### Problem requirements
Report the count of lines containing the word "React" in the entries below, and nothing more.

::::::::

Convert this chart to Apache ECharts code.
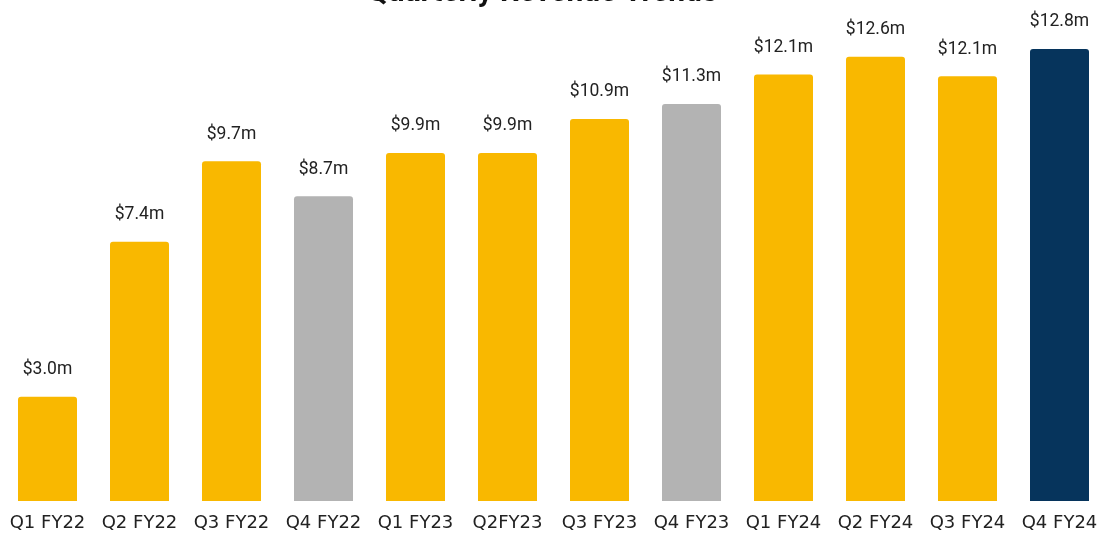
<!DOCTYPE html>
<html>
<head>
<meta charset="utf-8">
<script src="https://cdn.jsdelivr.net/npm/echarts@6/dist/echarts.min.js"></script>
<style>html,body{margin:0;padding:0;background:#fff;overflow:hidden;}#c{width:1106px;height:536px;}</style>
</head>
<body>
<div id="c"></div>
<script>
const categories = ["Q1 FY22","Q2 FY22","Q3 FY22","Q4 FY22","Q1 FY23","Q2FY23","Q3 FY23","Q4 FY23","Q1 FY24","Q2 FY24","Q3 FY24","Q4 FY24"];
// bar heights (revenue, $m)
const revenue = [2.97, 7.39, 9.69, 8.69, 9.92, 9.92, 10.89, 11.32, 12.16, 12.67, 12.11, 12.89];
// value labels as printed on the chart
const valueLabels = ["$3.0m","$7.4m","$9.7m","$8.7m","$9.9m","$9.9m","$10.9m","$11.3m","$12.1m","$12.6m","$12.1m","$12.8m"];
const barColors = ["#F9B800","#F9B800","#F9B800","#B3B3B3","#F9B800","#F9B800","#F9B800","#B3B3B3","#F9B800","#F9B800","#F9B800","#06345C"];

const chart = echarts.init(document.getElementById('c'));
chart.setOption({
  animation: false,
  title: {
    text: 'Quarterly Revenue Trends',
    left: 362,
    top: -27,
    textStyle: { fontFamily: 'Roboto', fontWeight: 'bold', fontSize: 30, color: '#111' }
  },
  grid: { left: 1.5, right: 0.5, top: 10, bottom: 35, containLabel: false },
  xAxis: {
    type: 'category',
    data: categories,
    axisLine: { show: false },
    axisTick: { show: false },
    axisLabel: { fontFamily: 'DejaVu Sans', fontSize: 18, color: '#222', margin: 13, interval: 0 }
  },
  yAxis: {
    type: 'value', min: 0, max: 14, show: false,
    splitLine: { show: false }
  },
  series: [{
    type: 'bar',
    data: revenue.map((v, i) => ({ value: v, itemStyle: { color: barColors[i] } })),
    barWidth: 59,
    itemStyle: { borderRadius: [3, 3, 0, 0] },
    label: {
      show: true, position: 'top', distance: 18,
      fontFamily: 'Roboto', fontSize: 17.5, color: '#222',
      formatter: p => valueLabels[p.dataIndex]
    }
  }]
});
</script>
</body>
</html>
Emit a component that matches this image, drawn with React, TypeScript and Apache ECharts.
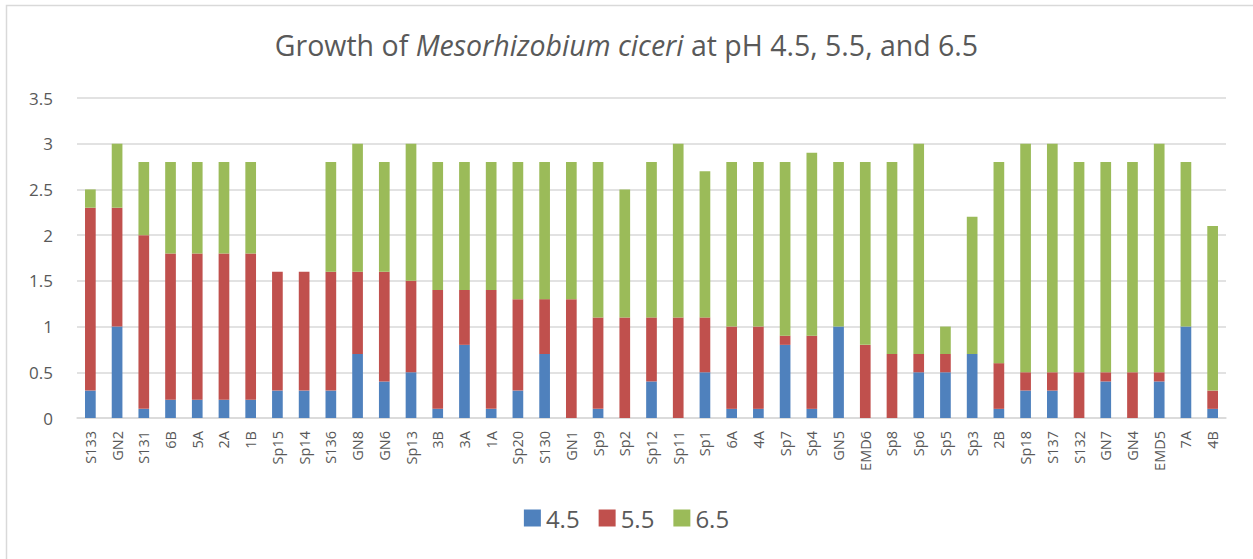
import React, { useEffect, useRef } from "react";
import * as echarts from "echarts";

const categories = ["S133","GN2","S131","6B","5A","2A","1B","Sp15","Sp14","S136","GN8","GN6","Sp13","3B","3A","1A","Sp20","S130","GN1","Sp9","Sp2","Sp12","Sp11","Sp1","6A","4A","Sp7","Sp4","GN5","EMD6","Sp8","Sp6","Sp5","Sp3","2B","Sp18","S137","S132","GN7","GN4","EMD5","7A","4B"];
const ph45 = [0.3,1.0,0.1,0.2,0.2,0.2,0.2,0.3,0.3,0.3,0.7,0.4,0.5,0.1,0.8,0.1,0.3,0.7,0,0.1,0,0.4,0,0.5,0.1,0.1,0.8,0.1,1.0,0,0,0.5,0.5,0.7,0.1,0.3,0.3,0,0.4,0,0.4,1.0,0.1];
const ph55 = [2.0,1.3,1.9,1.6,1.6,1.6,1.6,1.3,1.3,1.3,0.9,1.2,1.0,1.3,0.6,1.3,1.0,0.6,1.3,1.0,1.1,0.7,1.1,0.6,0.9,0.9,0.1,0.8,0,0.8,0.7,0.2,0.2,0,0.5,0.2,0.2,0.5,0.1,0.5,0.1,0,0.2];
const ph65 = [0.2,0.7,0.8,1.0,1.0,1.0,1.0,0,0,1.2,1.4,1.2,1.5,1.4,1.4,1.4,1.5,1.5,1.5,1.7,1.4,1.7,1.9,1.6,1.8,1.8,1.9,2.0,1.8,2.0,2.1,2.3,0.3,1.5,2.2,2.5,2.5,2.3,2.3,2.3,2.5,1.8,1.8];
const seriesNames = ["4.5","5.5","6.5"];
const colors = ["#4F81BD","#C0504D","#9BBB59"];

export default function App() {
  const ref = useRef<HTMLDivElement>(null);
  useEffect(() => {
    if (!ref.current) return;
    const chart = echarts.init(ref.current, null, { renderer: "svg" });
    const font = "'Open Sans', 'Noto Sans', sans-serif";
    const data = [ph45, ph55, ph65];
    chart.setOption({
      animation: false,
      textStyle: { fontFamily: font },
      graphic: [
        { type: "rect", shape: { x: 6.5, y: 5.5, width: 1300, height: 700 }, style: { fill: "none", stroke: "#D9D9D9", lineWidth: 1.5 }, silent: true },
      ],
      title: {
        left: "center",
        top: 25,
        text: "{a|Growth of }{b|Mesorhizobium ciceri}{a| at pH 4.5, 5.5, and 6.5}",
        textStyle: {
          fontWeight: "normal",
          rich: {
            a: { fontSize: 28.5, color: "#595959", fontFamily: font, fontWeight: "normal" },
            b: { fontSize: 28.5, color: "#595959", fontFamily: font, fontStyle: "italic", fontWeight: "normal" },
          },
        },
      },
      legend: {
        bottom: 24,
        left: "center",
        itemWidth: 17,
        itemHeight: 17,
        itemGap: 19,
        icon: "rect",
        textStyle: { fontSize: 24, color: "#595959", fontFamily: font },
        data: seriesNames,
      },
      grid: { left: 77, right: 27, top: 98, bottom: 141, containLabel: false },
      xAxis: {
        type: "category",
        data: categories,
        axisLine: { lineStyle: { color: "#D9D9D9", width: 1.5 } },
        axisTick: { show: false },
        axisLabel: { rotate: 90, interval: 0, fontSize: 14.5, color: "#595959", margin: 13, fontFamily: font },
      },
      yAxis: {
        type: "value",
        min: 0,
        max: 3.5,
        interval: 0.5,
        axisLine: { show: false },
        axisTick: { show: false },
        splitLine: { lineStyle: { color: "#D9D9D9", width: 1.5 } },
        axisLabel: { fontSize: 17, color: "#595959", margin: 24, fontFamily: font },
      },
      series: seriesNames.map((n, i) => ({
        name: n,
        type: "bar",
        stack: "total",
        barWidth: "40%",
        data: data[i],
        itemStyle: { color: colors[i] },
      })),
    });
    return () => chart.dispose();
  }, []);
  return <div ref={ref} style={{ position: "absolute", left: 0, top: 0, width: 1253, height: 559, background: "#fff" }} />;
}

::::::::

### Solution for this task
2